La norme est de s’enrichir comme Pierre-Karl Péladeau de Quebecor, en laissant quelques miettes tomber de la table, ce qui comble bien leur suffisance de parvenus.


Parlons coûts

Des questions restent en suspens, j’attends des réponses â mes demandes d'accès à l'information au gouvernement, sur la procédure d’inscription de la délégation québécoise et notamment sur les indemnités accordées aux panelistes. En attendant, voici les coûts annuels en dollars canadiens pour la participation au FEM.

Il existe quatre niveaux d’inscription. Le forfait de base coûte 52 515,30$, l’Industry Associate 136 050,00$, l’Industry Partner 261 216,00$, et le Strategic Partner (avec droit à cinq invités) à 523 792,50$. Une délégation québécoise de 4 personnes souscrira aisément au Strategic Parner, auquel nous ajouterons le coût de 4 billets d’entrée soit 75,643.38$ pour un total de 599,436.30$.

À tous ces frais, ajoutons les coûts de transport aérien, privé ou gouvernemental, les frais de séjour usuels, les quelques sorties, dîners, cocktail, taxis, etc. Sachez aussi qu’une Mercedes Classe S avec chauffeur réservée par le Forum coûte dans les 9 931,65 $ pour la semaine.

Un hélicoptère de l'aéroport de Zurich à Davos ? Environ 9 931,65 $. Le Forum dispose toutefois d'un service de bus gratuit pour ceux qui se soucient de leur empreinte écologique.
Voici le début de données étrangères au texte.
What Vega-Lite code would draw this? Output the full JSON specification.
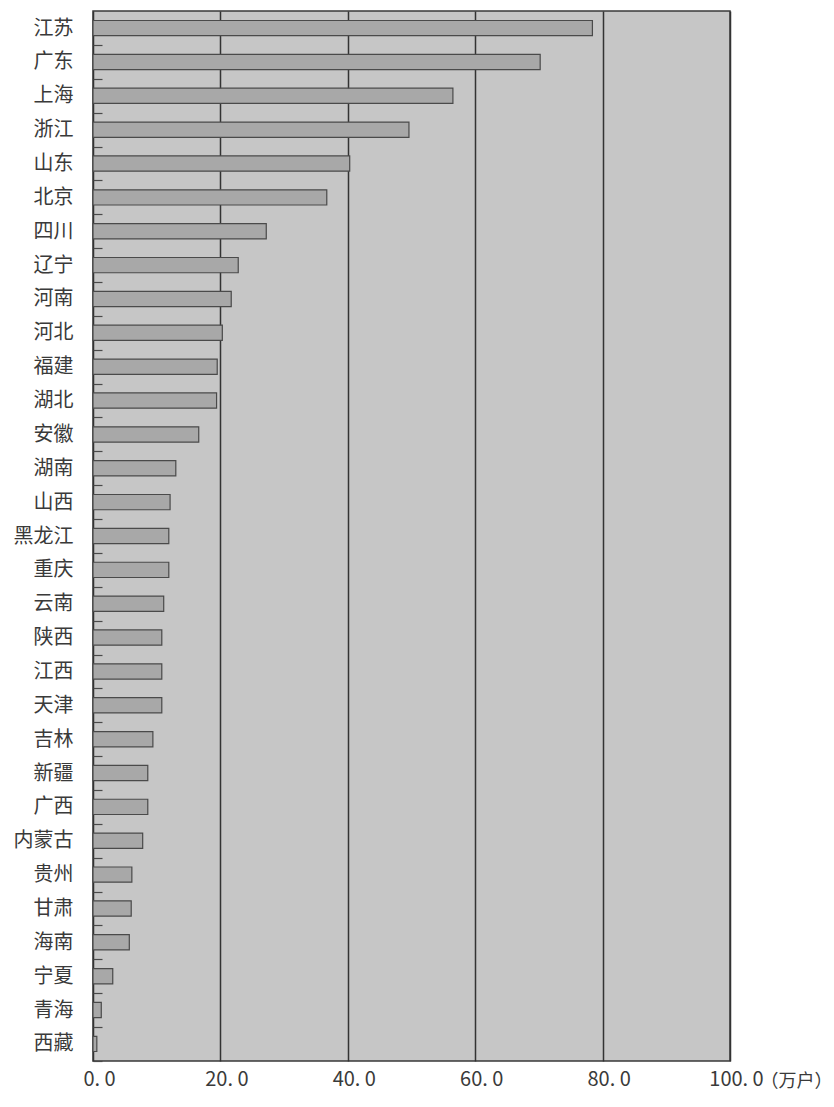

Nos fervents politiciens, adeptes du développement durable, préfèrent généralement laisser leur trace.

Bref, toute cette fanfare médiatique pré-Forum, toutes ces dépenses aux frais de la princesse, et pas un seul communiqué de presse, ni petit rapport, voire quelques mots aux citoyens et citoyennes du Québec, lesquels se farcissent, dans l’ignorance complète, la facture extravagante d'une participation douteuse à une foire commerciale.

L’économie d’abord? Non! La dilapidation des fonds d’abord!